## [INFORMATION SUPPLIED]
•••••
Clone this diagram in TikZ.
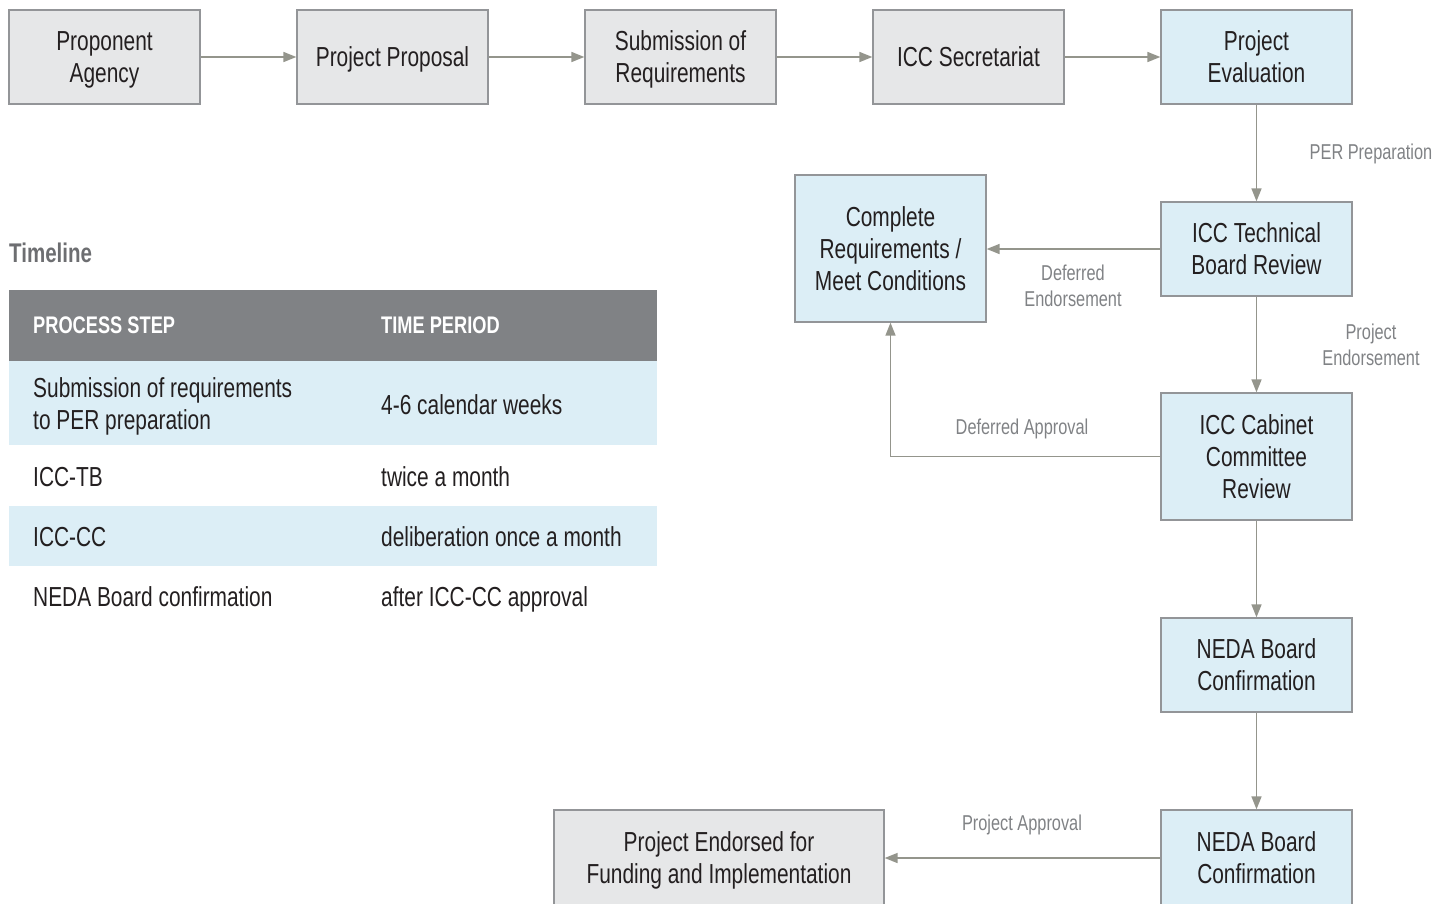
•••••
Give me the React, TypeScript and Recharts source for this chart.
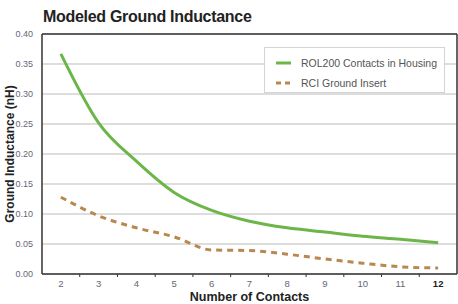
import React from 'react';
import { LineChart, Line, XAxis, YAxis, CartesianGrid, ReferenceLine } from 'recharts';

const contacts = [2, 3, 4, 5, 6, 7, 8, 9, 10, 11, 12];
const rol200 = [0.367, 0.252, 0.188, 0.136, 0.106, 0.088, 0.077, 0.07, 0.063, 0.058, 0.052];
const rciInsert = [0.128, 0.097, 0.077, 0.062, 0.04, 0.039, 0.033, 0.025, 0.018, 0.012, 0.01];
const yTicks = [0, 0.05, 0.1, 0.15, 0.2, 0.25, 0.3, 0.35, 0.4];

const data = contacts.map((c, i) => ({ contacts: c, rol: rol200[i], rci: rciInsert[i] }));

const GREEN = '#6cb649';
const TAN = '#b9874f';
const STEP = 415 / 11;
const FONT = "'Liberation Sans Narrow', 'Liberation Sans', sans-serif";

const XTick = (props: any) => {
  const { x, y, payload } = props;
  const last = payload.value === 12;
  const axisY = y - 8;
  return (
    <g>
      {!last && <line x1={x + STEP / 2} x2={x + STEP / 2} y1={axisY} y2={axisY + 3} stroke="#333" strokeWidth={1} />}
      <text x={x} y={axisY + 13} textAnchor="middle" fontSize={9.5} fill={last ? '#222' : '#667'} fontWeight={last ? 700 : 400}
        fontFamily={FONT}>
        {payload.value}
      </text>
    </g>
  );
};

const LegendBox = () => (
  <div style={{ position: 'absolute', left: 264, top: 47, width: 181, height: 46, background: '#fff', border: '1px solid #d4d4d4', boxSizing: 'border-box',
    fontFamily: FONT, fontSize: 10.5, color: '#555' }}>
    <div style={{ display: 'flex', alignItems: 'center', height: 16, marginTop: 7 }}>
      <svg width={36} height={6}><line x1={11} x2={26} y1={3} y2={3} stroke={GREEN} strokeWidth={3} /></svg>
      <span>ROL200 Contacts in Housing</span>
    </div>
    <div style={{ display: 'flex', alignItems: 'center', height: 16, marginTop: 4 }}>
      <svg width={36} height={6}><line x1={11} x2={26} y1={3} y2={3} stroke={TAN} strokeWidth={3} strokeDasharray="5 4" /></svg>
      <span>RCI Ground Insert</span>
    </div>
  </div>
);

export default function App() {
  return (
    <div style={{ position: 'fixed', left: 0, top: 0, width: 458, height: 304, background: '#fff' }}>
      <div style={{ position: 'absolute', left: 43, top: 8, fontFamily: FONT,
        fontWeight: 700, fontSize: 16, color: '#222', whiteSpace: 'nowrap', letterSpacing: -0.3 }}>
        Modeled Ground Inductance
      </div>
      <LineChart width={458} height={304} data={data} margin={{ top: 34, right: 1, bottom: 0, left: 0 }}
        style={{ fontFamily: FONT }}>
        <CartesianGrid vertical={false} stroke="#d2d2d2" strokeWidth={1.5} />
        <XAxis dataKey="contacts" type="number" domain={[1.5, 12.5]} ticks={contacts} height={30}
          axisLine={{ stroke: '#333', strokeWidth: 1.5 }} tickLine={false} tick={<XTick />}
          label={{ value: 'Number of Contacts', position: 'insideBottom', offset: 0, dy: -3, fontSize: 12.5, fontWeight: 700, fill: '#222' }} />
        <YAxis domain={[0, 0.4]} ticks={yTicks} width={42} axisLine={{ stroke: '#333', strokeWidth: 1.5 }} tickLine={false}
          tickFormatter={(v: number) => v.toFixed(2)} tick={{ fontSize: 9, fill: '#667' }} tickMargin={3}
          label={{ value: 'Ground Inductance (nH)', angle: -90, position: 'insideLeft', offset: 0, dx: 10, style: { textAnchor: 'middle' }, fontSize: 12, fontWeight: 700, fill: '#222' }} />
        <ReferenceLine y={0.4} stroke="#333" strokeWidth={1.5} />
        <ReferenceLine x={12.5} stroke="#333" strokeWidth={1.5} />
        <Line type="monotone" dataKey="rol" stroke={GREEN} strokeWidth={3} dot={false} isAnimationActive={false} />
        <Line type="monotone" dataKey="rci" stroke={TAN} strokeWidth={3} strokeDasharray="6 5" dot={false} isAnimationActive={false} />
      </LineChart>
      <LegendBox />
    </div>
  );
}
•••••
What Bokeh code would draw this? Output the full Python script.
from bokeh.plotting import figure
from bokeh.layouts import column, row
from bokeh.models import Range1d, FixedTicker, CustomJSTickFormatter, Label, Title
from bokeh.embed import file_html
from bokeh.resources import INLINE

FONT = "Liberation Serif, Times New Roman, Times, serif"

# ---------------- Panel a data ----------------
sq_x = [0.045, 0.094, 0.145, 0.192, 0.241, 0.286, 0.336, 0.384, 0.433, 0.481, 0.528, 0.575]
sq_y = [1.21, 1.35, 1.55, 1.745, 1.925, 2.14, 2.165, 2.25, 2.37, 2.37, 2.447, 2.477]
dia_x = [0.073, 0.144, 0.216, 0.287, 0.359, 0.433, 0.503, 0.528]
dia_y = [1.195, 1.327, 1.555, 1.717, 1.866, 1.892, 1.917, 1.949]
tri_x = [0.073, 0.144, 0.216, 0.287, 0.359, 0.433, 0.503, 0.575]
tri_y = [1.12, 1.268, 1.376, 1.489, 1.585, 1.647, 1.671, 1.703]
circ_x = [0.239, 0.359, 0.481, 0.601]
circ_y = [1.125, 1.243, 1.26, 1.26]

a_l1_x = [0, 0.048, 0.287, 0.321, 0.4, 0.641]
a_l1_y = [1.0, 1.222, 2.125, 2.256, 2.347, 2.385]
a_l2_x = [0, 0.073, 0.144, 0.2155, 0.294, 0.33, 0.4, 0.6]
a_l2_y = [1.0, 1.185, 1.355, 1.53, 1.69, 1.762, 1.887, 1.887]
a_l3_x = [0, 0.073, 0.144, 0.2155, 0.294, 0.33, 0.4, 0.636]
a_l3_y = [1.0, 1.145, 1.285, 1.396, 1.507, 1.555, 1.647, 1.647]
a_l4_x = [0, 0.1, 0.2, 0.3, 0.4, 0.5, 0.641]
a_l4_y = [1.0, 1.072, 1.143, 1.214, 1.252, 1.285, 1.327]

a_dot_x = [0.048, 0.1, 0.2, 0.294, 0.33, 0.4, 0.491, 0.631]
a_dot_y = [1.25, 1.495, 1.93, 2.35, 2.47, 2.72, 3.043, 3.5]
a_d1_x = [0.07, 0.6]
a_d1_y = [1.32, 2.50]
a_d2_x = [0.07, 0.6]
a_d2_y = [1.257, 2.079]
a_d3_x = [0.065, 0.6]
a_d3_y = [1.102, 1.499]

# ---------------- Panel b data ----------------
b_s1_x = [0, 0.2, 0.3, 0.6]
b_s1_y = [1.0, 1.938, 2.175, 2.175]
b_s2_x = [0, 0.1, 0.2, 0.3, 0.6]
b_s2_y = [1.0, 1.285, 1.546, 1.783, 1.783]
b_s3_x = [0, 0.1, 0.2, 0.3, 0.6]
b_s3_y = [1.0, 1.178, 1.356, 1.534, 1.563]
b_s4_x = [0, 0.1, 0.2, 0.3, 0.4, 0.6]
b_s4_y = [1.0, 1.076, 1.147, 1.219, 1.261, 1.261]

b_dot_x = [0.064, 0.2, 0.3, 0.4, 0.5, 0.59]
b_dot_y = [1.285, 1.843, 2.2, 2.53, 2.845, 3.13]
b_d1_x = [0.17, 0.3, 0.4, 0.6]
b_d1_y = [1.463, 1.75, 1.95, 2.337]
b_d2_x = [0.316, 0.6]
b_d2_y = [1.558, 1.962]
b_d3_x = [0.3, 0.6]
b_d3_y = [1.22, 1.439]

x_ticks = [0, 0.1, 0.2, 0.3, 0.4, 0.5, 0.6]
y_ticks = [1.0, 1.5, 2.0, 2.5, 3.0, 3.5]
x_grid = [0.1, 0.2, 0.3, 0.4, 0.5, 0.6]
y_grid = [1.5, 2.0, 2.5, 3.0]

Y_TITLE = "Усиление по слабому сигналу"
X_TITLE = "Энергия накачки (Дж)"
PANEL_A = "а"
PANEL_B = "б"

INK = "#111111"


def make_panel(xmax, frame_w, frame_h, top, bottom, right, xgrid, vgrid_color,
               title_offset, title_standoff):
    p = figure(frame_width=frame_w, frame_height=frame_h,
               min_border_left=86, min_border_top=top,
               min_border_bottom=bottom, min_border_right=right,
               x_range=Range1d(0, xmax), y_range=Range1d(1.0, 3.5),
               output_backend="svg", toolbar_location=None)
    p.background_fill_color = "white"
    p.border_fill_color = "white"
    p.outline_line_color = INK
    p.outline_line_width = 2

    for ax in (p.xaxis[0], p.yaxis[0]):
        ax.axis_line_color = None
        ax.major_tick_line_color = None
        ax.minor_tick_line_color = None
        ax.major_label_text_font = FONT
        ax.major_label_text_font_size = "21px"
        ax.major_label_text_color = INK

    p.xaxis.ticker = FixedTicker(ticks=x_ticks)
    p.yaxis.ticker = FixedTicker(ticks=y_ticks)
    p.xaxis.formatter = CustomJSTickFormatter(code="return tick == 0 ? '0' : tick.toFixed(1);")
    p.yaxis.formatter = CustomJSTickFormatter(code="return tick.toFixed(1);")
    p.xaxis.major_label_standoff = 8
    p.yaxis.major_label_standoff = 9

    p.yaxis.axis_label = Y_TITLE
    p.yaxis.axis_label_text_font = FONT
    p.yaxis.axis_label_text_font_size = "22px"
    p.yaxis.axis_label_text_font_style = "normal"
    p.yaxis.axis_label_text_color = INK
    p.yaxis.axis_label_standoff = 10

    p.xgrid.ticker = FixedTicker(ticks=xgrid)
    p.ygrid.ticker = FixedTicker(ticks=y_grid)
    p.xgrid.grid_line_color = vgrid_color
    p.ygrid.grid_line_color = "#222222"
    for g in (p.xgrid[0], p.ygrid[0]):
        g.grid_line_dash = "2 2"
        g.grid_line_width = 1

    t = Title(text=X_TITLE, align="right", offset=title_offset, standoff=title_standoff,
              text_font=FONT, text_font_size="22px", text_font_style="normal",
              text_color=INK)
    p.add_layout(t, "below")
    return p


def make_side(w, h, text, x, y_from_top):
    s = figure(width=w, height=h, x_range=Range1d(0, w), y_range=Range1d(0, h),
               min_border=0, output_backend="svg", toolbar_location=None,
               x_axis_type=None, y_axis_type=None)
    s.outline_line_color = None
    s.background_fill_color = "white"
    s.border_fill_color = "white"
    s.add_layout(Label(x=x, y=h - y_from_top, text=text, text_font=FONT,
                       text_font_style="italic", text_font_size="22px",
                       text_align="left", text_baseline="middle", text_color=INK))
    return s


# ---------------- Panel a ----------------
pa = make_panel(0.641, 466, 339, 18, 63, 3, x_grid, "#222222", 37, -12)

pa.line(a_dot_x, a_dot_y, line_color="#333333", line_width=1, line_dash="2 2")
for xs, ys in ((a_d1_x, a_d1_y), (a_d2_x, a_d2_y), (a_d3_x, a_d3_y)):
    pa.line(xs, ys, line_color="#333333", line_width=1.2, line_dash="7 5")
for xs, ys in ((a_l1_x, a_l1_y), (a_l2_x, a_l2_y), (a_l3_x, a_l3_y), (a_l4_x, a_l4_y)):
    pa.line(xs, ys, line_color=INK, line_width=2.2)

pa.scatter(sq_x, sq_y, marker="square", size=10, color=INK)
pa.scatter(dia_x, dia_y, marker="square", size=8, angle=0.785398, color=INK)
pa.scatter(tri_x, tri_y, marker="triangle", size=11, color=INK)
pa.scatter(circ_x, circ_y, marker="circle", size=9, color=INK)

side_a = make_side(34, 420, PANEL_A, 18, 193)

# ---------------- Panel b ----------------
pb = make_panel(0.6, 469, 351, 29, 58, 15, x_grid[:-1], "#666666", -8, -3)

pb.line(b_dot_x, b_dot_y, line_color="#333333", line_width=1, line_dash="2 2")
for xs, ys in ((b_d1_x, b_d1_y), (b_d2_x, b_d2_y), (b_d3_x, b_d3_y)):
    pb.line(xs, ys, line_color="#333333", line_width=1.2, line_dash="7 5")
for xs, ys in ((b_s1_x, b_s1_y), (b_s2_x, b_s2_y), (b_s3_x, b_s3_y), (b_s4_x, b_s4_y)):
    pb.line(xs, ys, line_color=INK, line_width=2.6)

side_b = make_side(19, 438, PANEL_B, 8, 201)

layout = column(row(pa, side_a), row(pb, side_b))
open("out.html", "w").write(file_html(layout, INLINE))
•••••
## [EXERCISE DETAILS]
Please print exactly, and only, the lines from the line with "What Bokeh code" to the line with "Serif, Times New", both included.

## [FULL OUTPUT]
What Bokeh code would draw this? Output the full Python script.
from bokeh.plotting import figure
from bokeh.layouts import column, row
from bokeh.models import Range1d, FixedTicker, CustomJSTickFormatter, Label, Title
from bokeh.embed import file_html
from bokeh.resources import INLINE

FONT = "Liberation Serif, Times New Roman, Times, serif"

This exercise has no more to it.